* Information shown:
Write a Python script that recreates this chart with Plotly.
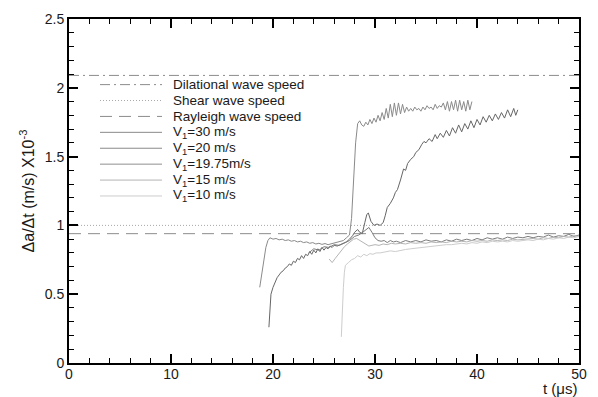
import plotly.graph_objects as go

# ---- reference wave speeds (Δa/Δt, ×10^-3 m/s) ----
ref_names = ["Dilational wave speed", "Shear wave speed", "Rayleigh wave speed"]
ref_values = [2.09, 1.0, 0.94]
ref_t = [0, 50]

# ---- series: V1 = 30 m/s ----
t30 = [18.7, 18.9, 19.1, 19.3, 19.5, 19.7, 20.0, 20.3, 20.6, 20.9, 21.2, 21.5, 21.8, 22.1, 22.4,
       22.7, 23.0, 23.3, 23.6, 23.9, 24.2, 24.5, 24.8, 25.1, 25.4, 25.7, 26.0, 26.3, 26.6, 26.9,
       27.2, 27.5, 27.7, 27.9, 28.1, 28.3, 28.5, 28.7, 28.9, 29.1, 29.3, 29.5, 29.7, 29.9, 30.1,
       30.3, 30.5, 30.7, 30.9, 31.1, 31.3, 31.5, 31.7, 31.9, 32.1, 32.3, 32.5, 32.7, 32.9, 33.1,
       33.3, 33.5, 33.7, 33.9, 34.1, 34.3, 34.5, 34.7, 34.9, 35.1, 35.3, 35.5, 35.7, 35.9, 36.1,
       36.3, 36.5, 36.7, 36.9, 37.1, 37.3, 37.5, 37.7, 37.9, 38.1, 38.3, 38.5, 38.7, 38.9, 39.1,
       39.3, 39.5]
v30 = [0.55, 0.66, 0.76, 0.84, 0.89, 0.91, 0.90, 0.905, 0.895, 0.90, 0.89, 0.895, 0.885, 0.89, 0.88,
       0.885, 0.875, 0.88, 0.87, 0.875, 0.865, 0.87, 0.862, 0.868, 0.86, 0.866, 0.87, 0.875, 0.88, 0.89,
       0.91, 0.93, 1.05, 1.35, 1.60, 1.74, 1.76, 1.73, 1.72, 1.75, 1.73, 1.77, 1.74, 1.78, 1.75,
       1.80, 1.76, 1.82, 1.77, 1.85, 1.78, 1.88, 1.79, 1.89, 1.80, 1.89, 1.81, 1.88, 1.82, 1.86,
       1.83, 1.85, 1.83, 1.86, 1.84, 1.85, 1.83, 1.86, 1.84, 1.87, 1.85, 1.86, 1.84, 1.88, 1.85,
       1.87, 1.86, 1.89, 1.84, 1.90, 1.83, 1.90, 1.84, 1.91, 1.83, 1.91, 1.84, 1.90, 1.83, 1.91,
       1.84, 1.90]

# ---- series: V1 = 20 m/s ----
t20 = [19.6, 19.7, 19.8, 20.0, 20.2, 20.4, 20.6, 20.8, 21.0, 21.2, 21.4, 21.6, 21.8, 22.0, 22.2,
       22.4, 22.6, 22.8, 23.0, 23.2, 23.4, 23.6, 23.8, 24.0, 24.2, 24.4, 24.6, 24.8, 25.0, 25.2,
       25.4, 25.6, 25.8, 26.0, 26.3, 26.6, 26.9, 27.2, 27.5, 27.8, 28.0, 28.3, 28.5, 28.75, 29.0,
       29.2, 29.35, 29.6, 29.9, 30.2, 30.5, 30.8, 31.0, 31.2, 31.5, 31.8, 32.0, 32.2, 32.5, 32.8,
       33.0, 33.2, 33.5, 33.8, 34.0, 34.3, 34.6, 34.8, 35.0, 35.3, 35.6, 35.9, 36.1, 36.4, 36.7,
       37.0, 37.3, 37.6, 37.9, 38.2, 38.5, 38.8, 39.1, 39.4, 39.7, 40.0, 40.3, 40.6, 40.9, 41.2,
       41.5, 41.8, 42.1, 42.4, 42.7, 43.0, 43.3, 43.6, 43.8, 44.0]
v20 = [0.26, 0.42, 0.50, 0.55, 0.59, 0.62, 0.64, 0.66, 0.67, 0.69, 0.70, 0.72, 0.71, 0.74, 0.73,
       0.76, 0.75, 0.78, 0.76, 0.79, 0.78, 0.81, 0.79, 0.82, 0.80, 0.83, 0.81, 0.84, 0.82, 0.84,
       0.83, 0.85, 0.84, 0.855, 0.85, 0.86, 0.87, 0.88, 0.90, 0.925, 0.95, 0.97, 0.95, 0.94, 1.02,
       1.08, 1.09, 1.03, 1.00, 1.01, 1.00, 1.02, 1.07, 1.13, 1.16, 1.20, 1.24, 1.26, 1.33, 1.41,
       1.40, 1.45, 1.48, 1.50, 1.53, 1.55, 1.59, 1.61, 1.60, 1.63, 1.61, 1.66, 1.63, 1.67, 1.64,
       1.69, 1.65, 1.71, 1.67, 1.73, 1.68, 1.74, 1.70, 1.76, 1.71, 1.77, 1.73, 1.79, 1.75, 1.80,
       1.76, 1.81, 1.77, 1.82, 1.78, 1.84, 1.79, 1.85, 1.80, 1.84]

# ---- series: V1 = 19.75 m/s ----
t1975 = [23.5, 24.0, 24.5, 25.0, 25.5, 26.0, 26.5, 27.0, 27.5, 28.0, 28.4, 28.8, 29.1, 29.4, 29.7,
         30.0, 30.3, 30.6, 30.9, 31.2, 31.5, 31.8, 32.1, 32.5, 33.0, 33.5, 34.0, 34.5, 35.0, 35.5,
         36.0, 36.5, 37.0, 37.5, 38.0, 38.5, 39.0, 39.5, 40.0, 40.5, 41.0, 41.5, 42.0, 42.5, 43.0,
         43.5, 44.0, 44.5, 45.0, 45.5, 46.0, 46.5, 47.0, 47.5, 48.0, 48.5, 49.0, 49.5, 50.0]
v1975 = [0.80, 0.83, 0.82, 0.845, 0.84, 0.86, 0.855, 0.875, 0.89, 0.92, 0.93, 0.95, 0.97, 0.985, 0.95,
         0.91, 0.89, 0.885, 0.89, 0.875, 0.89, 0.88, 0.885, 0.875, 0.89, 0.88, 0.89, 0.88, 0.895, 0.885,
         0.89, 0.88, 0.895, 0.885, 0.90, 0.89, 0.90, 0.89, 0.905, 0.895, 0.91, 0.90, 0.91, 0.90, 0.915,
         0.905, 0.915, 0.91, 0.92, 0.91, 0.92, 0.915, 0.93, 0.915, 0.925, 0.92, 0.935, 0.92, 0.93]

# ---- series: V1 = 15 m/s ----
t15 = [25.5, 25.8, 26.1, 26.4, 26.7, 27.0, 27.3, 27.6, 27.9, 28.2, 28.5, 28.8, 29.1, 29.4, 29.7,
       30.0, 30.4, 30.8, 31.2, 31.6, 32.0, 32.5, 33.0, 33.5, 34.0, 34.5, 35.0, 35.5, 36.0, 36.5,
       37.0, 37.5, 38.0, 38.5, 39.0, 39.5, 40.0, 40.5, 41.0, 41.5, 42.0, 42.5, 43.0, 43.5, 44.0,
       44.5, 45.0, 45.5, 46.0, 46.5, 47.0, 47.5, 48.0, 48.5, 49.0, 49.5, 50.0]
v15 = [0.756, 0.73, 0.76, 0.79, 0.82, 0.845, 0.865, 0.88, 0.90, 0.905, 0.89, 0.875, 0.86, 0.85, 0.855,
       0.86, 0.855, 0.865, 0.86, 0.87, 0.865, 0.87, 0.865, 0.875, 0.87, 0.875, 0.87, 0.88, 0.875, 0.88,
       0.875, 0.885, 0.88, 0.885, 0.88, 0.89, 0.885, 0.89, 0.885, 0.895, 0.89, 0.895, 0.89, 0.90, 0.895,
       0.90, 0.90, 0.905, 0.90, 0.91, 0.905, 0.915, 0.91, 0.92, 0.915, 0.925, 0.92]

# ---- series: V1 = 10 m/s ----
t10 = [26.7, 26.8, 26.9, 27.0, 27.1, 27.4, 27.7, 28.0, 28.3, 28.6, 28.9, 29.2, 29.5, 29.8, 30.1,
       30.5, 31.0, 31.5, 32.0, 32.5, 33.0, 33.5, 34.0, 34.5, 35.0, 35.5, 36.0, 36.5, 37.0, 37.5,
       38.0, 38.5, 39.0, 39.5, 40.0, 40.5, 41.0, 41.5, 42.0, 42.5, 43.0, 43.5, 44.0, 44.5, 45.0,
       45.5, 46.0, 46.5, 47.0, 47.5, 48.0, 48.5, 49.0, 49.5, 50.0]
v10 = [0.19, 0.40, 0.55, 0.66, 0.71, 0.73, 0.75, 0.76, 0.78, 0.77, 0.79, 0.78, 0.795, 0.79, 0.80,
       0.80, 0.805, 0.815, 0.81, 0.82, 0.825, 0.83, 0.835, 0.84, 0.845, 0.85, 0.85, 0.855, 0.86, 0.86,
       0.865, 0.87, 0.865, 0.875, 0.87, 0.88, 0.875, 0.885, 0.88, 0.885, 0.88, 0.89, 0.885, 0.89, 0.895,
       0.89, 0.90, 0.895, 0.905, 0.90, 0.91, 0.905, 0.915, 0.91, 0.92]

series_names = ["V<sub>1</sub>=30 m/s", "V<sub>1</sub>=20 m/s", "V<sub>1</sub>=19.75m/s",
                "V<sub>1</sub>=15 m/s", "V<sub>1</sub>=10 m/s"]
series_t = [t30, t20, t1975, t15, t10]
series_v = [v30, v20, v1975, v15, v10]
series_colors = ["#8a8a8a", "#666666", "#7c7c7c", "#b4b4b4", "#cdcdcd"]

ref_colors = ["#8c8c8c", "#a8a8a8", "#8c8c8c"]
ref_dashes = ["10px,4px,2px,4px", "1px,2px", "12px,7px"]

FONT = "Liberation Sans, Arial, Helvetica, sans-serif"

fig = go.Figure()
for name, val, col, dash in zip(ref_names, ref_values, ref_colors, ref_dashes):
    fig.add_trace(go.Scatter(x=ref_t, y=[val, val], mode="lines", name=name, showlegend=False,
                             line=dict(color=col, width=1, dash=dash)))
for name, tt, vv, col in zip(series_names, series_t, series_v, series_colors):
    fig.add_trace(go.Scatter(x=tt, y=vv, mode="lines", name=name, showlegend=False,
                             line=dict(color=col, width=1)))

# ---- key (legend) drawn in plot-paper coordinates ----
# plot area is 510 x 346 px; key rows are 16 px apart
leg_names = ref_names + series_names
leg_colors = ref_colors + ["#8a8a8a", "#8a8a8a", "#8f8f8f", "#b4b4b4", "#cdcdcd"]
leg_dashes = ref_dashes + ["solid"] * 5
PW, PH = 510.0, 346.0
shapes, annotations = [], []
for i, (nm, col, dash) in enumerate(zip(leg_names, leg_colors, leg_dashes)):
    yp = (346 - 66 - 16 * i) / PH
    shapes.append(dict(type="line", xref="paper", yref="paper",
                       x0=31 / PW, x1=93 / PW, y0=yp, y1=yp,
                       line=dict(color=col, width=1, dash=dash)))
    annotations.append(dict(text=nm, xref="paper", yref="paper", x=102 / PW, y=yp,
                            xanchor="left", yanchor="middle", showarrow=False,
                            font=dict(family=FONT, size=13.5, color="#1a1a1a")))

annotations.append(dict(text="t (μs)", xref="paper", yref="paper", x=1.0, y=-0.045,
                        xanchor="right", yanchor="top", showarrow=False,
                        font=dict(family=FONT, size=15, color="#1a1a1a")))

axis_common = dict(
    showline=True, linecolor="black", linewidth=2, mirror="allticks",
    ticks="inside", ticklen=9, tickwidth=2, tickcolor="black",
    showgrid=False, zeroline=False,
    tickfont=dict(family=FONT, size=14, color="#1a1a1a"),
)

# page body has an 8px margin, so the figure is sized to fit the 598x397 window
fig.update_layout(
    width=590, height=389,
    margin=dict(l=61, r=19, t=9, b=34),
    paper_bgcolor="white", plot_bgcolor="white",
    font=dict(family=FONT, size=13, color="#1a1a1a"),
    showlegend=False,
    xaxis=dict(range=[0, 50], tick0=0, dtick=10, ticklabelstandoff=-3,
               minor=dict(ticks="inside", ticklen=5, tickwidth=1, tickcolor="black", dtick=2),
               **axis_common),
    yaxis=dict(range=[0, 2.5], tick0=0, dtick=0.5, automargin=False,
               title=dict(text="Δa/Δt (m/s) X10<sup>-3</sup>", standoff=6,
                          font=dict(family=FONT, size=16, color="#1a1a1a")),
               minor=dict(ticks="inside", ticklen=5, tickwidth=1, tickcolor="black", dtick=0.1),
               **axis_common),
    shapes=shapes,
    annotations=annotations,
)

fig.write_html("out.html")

* Work to do: Exactly as they appear, print the lines of the listing above from its first line through the line that contains "ref_t = [0, 50]", minus the pictures.

* Solution for this exercise:
Write a Python script that recreates this chart with Plotly.
import plotly.graph_objects as go

# ---- reference wave speeds (Δa/Δt, ×10^-3 m/s) ----
ref_names = ["Dilational wave speed", "Shear wave speed", "Rayleigh wave speed"]
ref_values = [2.09, 1.0, 0.94]
ref_t = [0, 50]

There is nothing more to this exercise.